§ TASK INSTRUCTIONS
Nothing outside the lines from the one containing "Emit a web page" down to the one containing "var fmt = function(d)" belongs in the copy; print that span exactly, both ends included, with pictures removed.

§ MATERIAL FOR THIS TASK
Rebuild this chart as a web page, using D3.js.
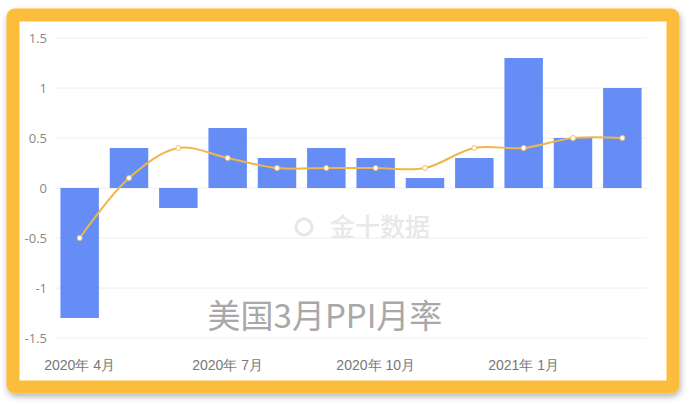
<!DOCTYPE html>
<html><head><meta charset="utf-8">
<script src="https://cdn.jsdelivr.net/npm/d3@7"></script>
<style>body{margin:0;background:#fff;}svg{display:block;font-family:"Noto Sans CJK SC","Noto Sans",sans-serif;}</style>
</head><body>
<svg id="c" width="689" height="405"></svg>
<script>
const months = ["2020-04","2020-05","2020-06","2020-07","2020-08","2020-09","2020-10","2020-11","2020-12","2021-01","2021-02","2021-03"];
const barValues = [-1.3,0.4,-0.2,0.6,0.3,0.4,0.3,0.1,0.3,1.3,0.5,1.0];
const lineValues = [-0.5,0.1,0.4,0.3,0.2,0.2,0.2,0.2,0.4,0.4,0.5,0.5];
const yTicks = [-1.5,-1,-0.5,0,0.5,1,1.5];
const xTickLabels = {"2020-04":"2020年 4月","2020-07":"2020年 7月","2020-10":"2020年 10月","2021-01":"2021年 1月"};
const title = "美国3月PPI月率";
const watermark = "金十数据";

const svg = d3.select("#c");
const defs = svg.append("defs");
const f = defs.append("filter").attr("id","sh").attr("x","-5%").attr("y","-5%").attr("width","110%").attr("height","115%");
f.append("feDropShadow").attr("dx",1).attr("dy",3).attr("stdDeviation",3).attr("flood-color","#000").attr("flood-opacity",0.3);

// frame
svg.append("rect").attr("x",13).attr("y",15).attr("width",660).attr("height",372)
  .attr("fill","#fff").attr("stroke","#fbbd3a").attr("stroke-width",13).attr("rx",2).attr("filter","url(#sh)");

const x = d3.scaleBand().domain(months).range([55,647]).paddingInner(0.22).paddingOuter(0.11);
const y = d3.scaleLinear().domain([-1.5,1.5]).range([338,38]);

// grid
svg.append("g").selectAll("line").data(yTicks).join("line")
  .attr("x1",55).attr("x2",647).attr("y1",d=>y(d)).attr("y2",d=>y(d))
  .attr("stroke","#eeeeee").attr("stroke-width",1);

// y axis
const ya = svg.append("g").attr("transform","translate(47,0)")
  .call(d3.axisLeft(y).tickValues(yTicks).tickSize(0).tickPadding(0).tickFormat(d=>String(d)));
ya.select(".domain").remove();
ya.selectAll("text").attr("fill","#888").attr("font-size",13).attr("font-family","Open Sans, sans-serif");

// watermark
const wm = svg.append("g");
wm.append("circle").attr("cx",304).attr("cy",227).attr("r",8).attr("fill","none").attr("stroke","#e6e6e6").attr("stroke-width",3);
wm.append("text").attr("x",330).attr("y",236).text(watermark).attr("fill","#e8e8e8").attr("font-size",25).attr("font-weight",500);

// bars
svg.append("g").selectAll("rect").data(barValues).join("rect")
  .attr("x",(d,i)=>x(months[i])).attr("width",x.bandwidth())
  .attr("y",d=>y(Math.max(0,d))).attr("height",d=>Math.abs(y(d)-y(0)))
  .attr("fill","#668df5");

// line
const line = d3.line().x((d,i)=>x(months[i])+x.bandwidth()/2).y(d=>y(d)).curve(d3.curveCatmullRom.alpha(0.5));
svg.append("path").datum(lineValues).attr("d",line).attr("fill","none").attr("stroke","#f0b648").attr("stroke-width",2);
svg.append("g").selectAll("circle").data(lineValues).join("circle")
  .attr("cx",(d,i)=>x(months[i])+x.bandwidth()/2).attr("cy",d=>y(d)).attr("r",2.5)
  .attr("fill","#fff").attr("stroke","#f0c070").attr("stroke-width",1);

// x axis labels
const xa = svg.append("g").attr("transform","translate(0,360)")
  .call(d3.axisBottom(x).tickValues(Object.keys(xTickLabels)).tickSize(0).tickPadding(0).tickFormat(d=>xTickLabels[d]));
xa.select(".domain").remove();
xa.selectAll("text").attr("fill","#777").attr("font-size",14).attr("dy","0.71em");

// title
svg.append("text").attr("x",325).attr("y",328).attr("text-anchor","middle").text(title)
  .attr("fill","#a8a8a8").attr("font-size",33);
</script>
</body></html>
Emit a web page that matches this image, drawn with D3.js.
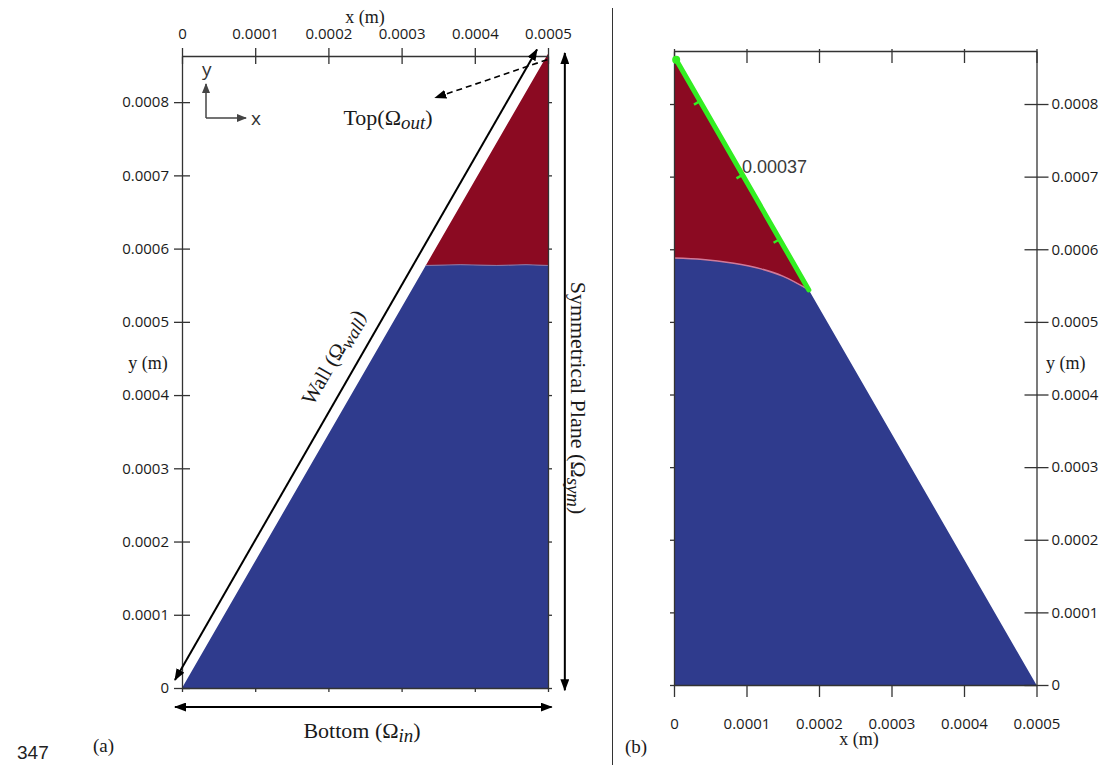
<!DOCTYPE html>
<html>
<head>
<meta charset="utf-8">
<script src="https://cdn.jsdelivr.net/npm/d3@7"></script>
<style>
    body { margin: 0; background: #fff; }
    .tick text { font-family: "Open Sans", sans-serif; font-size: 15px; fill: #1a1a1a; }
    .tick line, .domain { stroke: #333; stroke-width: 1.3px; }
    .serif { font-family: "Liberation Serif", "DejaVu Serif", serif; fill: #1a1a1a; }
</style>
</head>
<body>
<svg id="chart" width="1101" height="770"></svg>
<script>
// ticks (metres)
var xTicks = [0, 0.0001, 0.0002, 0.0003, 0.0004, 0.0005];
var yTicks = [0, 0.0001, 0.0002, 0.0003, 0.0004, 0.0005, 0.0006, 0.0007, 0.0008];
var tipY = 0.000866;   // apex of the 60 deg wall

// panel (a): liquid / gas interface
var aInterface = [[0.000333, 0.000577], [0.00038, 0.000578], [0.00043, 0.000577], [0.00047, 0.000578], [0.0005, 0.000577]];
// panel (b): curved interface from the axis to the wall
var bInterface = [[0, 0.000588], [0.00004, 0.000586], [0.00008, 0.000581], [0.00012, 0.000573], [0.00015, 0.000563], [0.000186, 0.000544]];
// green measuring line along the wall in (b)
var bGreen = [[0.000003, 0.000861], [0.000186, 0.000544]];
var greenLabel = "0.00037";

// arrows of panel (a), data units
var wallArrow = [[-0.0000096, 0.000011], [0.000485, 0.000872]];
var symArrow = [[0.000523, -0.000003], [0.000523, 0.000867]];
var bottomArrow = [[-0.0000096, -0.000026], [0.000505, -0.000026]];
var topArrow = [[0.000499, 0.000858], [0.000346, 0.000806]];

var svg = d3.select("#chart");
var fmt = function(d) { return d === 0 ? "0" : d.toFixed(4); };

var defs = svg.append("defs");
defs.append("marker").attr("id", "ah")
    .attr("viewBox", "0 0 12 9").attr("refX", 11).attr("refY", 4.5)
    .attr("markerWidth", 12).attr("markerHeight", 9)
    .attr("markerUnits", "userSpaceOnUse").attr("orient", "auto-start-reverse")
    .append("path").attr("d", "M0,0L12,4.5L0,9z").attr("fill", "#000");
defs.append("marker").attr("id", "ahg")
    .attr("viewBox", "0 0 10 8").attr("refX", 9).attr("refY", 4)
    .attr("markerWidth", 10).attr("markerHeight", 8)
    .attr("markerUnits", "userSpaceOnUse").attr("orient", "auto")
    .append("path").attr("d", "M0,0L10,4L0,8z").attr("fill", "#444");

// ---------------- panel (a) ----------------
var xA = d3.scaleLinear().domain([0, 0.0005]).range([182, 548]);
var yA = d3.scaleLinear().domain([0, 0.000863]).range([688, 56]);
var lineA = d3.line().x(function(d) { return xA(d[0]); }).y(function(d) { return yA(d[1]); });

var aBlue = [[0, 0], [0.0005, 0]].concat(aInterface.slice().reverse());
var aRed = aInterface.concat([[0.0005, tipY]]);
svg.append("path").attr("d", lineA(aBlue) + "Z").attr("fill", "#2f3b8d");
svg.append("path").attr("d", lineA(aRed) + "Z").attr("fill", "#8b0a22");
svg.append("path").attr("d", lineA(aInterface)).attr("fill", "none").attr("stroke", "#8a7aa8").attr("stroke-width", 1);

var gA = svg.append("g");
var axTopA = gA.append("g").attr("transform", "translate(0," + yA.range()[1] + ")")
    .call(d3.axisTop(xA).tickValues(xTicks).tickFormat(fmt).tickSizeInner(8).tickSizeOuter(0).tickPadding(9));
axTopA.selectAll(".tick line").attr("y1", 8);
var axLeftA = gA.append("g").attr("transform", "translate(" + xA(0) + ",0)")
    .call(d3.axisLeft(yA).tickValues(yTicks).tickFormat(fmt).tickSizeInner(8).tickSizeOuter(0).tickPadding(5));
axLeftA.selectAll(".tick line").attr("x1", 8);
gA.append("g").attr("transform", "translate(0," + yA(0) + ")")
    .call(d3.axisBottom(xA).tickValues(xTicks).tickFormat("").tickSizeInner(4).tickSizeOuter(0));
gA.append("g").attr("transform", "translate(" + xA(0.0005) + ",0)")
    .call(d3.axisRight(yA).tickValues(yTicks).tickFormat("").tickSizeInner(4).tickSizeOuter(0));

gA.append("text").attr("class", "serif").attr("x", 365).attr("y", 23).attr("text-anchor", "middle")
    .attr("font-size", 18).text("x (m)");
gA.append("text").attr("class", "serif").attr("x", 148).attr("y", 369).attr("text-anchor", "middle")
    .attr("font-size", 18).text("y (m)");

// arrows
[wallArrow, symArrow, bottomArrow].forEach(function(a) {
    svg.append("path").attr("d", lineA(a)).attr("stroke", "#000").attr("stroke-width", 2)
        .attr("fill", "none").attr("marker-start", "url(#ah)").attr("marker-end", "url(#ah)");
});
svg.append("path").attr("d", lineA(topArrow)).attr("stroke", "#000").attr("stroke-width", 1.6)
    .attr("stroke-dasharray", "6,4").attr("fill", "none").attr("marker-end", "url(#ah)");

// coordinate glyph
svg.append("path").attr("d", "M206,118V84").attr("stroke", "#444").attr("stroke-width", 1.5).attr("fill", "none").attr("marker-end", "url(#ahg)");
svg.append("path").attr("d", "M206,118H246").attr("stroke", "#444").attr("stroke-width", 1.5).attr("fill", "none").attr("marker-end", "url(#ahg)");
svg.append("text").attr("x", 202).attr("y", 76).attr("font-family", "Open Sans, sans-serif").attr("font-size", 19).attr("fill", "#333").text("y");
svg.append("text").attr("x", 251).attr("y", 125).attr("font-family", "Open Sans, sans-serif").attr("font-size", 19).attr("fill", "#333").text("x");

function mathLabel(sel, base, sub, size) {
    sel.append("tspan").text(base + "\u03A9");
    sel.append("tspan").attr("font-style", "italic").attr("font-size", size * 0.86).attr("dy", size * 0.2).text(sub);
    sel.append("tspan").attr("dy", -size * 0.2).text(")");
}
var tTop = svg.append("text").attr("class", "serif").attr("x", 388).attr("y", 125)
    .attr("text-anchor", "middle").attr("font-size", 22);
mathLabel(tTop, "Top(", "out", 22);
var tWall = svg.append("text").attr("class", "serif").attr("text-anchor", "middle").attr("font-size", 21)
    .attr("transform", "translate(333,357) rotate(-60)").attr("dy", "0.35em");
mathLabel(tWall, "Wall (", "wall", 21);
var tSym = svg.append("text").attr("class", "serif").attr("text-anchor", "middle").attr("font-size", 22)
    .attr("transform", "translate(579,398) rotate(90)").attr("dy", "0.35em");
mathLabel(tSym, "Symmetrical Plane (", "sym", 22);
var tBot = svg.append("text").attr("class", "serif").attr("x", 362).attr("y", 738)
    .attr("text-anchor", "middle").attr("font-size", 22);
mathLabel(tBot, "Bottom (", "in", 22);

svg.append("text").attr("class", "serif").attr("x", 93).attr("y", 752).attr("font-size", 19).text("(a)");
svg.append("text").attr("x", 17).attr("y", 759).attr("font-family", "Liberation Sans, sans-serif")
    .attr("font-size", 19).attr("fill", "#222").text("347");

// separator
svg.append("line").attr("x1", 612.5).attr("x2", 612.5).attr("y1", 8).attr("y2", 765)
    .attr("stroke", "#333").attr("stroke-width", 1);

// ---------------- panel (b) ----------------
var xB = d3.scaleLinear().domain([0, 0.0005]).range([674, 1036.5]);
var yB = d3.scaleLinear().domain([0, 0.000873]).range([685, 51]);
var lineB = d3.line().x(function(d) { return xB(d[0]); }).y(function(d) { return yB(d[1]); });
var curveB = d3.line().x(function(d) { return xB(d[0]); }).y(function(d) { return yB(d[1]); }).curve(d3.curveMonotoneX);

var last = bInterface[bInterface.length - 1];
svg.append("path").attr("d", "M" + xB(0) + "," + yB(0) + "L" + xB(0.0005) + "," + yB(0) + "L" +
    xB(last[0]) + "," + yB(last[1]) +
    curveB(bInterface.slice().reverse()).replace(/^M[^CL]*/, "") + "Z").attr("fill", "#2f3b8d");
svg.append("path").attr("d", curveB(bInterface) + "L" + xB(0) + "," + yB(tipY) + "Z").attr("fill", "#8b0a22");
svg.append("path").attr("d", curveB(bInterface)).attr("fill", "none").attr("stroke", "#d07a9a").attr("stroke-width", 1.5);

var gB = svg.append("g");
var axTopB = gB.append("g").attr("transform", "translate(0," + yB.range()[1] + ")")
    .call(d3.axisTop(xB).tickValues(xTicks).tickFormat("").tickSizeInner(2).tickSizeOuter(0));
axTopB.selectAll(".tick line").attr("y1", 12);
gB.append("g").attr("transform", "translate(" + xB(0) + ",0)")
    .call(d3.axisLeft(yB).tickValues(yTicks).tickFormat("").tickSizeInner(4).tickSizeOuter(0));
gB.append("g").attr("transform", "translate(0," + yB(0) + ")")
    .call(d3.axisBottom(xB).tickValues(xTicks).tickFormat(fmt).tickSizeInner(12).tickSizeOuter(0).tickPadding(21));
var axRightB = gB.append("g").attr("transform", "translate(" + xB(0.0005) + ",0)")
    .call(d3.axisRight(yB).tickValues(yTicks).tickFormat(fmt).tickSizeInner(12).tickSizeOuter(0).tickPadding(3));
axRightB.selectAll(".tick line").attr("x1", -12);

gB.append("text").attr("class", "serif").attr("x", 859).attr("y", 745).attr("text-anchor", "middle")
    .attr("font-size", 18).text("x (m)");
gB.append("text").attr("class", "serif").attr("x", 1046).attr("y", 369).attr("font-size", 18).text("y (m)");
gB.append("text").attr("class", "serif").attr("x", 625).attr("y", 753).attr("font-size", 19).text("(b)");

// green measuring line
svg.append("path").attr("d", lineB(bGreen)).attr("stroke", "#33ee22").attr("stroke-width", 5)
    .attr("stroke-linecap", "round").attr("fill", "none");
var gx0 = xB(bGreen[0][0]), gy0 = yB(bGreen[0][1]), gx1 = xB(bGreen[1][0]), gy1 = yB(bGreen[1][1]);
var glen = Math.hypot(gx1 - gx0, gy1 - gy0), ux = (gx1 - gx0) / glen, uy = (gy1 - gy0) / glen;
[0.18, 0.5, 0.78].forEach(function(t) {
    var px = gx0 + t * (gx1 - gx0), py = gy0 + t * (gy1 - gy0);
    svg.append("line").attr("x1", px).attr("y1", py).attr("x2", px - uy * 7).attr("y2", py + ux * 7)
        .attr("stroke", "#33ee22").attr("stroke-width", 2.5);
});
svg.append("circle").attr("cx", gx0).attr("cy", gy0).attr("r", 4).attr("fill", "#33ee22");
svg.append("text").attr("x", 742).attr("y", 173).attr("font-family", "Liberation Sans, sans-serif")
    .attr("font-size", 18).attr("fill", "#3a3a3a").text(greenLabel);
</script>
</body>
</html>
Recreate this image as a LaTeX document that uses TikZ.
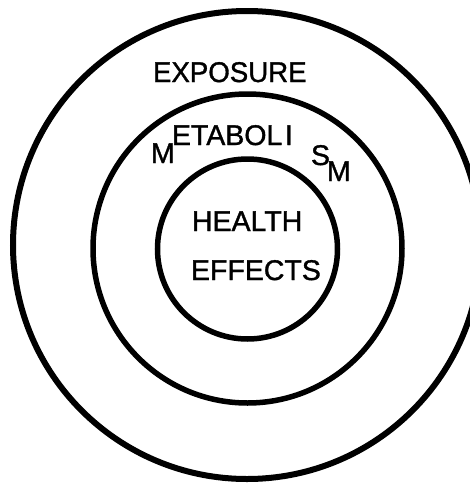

§ RESPONSE TO THE TASK
Emit a web page that matches this image, drawn with D3.js.
<!DOCTYPE html>
<html>
<head>
<meta charset="utf-8">
<script src="https://cdn.jsdelivr.net/npm/d3@7"></script>
<style>
    body { margin: 0; background: #fff; }
    .tick text { font-family: "Open Sans", sans-serif; font-size: 15px; fill: #1a1a1a; }
    .tick line, .domain { stroke: #333; stroke-width: 1.3px; }
    .serif { font-family: "Liberation Serif", "DejaVu Serif", serif; fill: #1a1a1a; }
</style>
</head>
<body>
<svg id="chart" width="1101" height="770"></svg>
<script>
// ticks (metres)
var xTicks = [0, 0.0001, 0.0002, 0.0003, 0.0004, 0.0005];
var yTicks = [0, 0.0001, 0.0002, 0.0003, 0.0004, 0.0005, 0.0006, 0.0007, 0.0008];
var tipY = 0.000866;   // apex of the 60 deg wall

// panel (a): liquid / gas interface
var aInterface = [[0.000333, 0.000577], [0.00038, 0.000578], [0.00043, 0.000577], [0.00047, 0.000578], [0.0005, 0.000577]];
// panel (b): curved interface from the axis to the wall
var bInterface = [[0, 0.000588], [0.00004, 0.000586], [0.00008, 0.000581], [0.00012, 0.000573], [0.00015, 0.000563], [0.000186, 0.000544]];
// green measuring line along the wall in (b)
var bGreen = [[0.000003, 0.000861], [0.000186, 0.000544]];
var greenLabel = "0.00037";

// arrows of panel (a), data units
var wallArrow = [[-0.0000096, 0.000011], [0.000485, 0.000872]];
var symArrow = [[0.000523, -0.000003], [0.000523, 0.000867]];
var bottomArrow = [[-0.0000096, -0.000026], [0.000505, -0.000026]];
var topArrow = [[0.000499, 0.000858], [0.000346, 0.000806]];

var svg = d3.select("#chart");
var fmt = function(d) { return d === 0 ? "0" : d.toFixed(4); };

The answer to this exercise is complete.